There are multiple trends in play as
@schweiz alluded to, and maybe you’re getting them mixed up. It *appears* that you intended to trade the uptrend which began near the end of the prior day, and was confirmed/ignited by the gap up. That trend — let’s call it the “primary trend” — didn’t “die”… it ended up continuing thru lunch.
The 1’ “micro trend” within the primary trend did “die” with the "rounded top,” though. (Semantic argument, but I’m OK with it — up move followed by multiple failed attempts to break higher, which resulted in a sorta rounded pattern on a micro level.) It looks like it was just a matter of temporary exhaustion of the minor rally within the primary trend. But I’m not sure how significant that micro-read of a "rounded top" is relative to the bigger-picture, primary uptrend you were trading — maybe it just adds noise?
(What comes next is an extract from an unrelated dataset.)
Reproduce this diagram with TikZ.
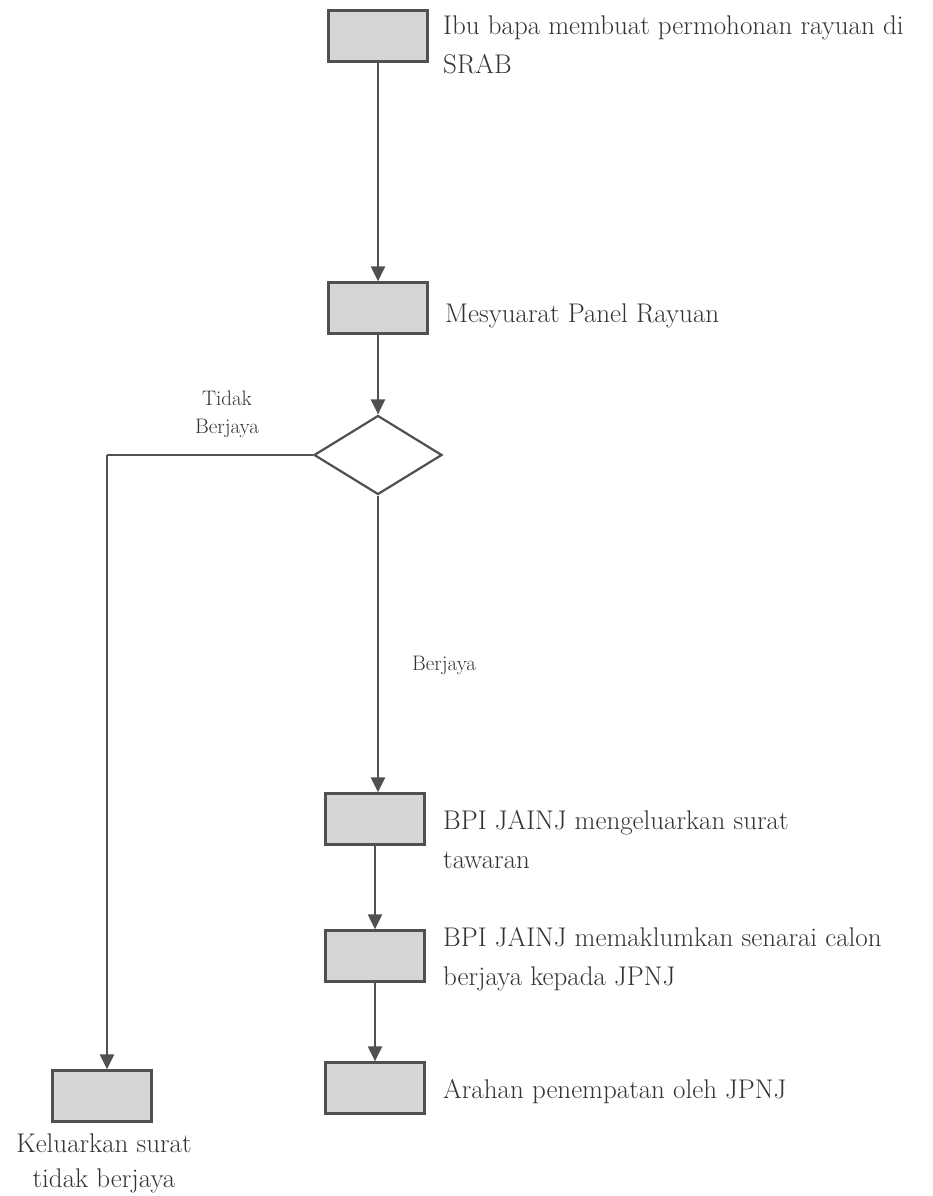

If you pull up the 2’ or 5’ chart (easier to see) and also display the extended session, you can see there actually was a semi-parabolic move up into the area of the prior day’s high — so it was likely to be temporarily running out of demand, and into an area of potential supply.
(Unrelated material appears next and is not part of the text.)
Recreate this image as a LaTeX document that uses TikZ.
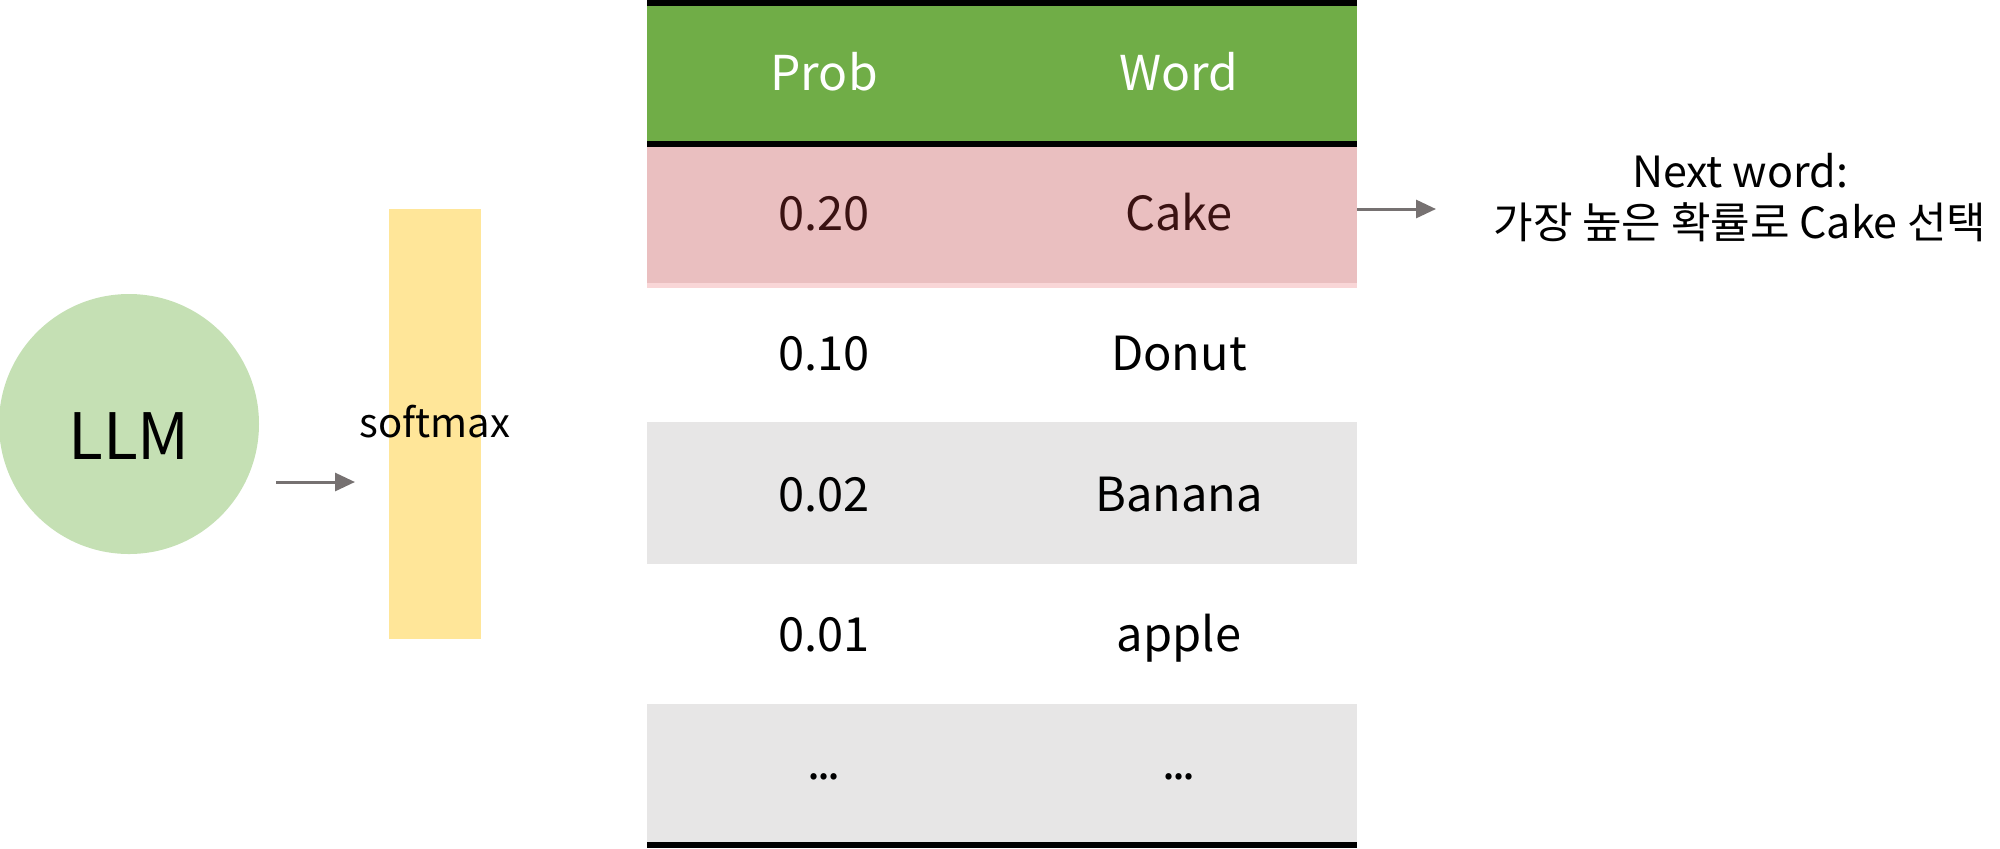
\documentclass[tikz,border=0pt]{standalone}
\usepackage{fontspec}
\setmainfont{Noto Sans CJK KR}
\usetikzlibrary{arrows.meta}
\definecolor{hdrgreen}{HTML}{70AD47}
\definecolor{pinkrow}{HTML}{EABFC0}
\definecolor{pinklight}{HTML}{F9D6D7}
\definecolor{grayrow}{HTML}{E7E6E6}
\definecolor{baryellow}{HTML}{FFE699}
\definecolor{llmgreen}{HTML}{C5E0B4}
\definecolor{arrgray}{HTML}{767171}
\definecolor{caketext}{HTML}{3A1212}
\tikzset{
  rowbox/.style={rectangle, draw=none, inner sep=0pt, outer sep=0pt, minimum width=355pt},
  cell/.style={inner sep=0pt, text height=0.72em, text depth=0pt, font=\fontsize{23.5}{28}\selectfont},
  hcell/.style={cell, text=white, font=\fontsize{24}{28}\selectfont},
  rule/.style={line width=3pt, black},
  arr/.style={arrgray, line width=1.5pt, -{Triangle[length=10pt,width=9pt]}},
}
\begin{document}
\begin{tikzpicture}[x=0.5pt,y=-0.5pt]
\useasboundingbox (0,0) rectangle (2000,848);
% LLM circle
\node[circle, fill=llmgreen, draw=none, minimum size=130pt, inner sep=0pt] (llm) at (129,424) {};
\node[inner sep=0pt, font=\fontsize{32}{36}\selectfont] (llmtext) at (129,436) {LLM};
% softmax bar
\node[rectangle, fill=baryellow, draw=none, minimum width=46pt, minimum height=215pt,
      inner sep=0pt] (bar) at (435,424) {};
\node[inner sep=0pt, font=\fontsize{20}{24}\selectfont] (smax) at (435,422) {softmax};
\coordinate (a1) at (276,482);
\coordinate (a2) at (355,482);
\draw[arr] (a1) -- (a2);
% table rows
\node[rowbox, fill=hdrgreen, minimum height=73.5pt] (hdr) at (1002,73.5) {};
\node[rowbox, fill=pinkrow, minimum height=68pt] (cake) at (1002,215) {};
\fill[pinklight] (cake.south west) rectangle ++(710,5);
\node[rowbox, minimum height=67pt] (donut) at (1002,355) {};
\node[rowbox, fill=grayrow, minimum height=71pt] (banana) at (1002,493) {};
\node[rowbox, minimum height=70pt] (apple) at (1002,634) {};
\node[rowbox, fill=grayrow, minimum height=72pt] (dots) at (1002,776) {};
\draw[rule] ([yshift=-1.5pt]hdr.north west) -- ([yshift=-1.5pt]hdr.north east);
\draw[rule] ([yshift=1.5pt]hdr.south west) -- ([yshift=1.5pt]hdr.south east);
\draw[rule] ([yshift=1.5pt]dots.south west) -- ([yshift=1.5pt]dots.south east);
% texts
\node[hcell] (hp) at (824,83) {Prob};
\node[hcell] (hw) at (1179,83) {Word};
\node[cell, text=caketext] (p1) at (824,223) {0.20};
\node[cell, text=caketext] (w1) at (1179,223) {Cake};
\node[cell] (p2) at (824,363) {0.10};
\node[cell] (w2) at (1179,363) {Donut};
\node[cell] (p3) at (824,504) {0.02};
\node[cell] (w3) at (1179,504) {Banana};
\node[cell] (p4) at (824,644) {0.01};
\node[cell] (w4) at (1179,644) {apple};
\node[inner sep=0pt, font=\fontsize{23.5}{28}\selectfont] (p5) at (824,777) {.\kern-1.5pt.\kern-1.5pt.};
\node[inner sep=0pt, font=\fontsize{23.5}{28}\selectfont] (w5) at (1179,777) {.\kern-1.5pt.\kern-1.5pt.};
% next word
\node[inner sep=0pt, align=center, font=\fontsize{21.5}{25.5}\selectfont] (next) at (1740,198)
  {Next word:\\가장 높은 확률로 Cake 선택};
\draw[arr] ([yshift=3pt]cake.east) -- ++(79,0);
\end{tikzpicture}
\end{document}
Looking at the entry on the 1’ and 2’/5’ charts, I’m not seeing anything that might suggest taking a shot there/then (for example, not seeing any significant S/R to the left which might suggest that any pullback might reverse there.) What was your rationale?
There are a number of approaches & nuances different traders might use to either support or preclude an entry at some point: multi-TF alignment, S/R, price action/candlestick read, MAs, VWAP, depth of pullback, volume, quality of the gap, reversal time, overall market, etc., etc. But in perfect hindsight, there did appear to be a tradable trend — just a matter of your own approach and what your rules allowed.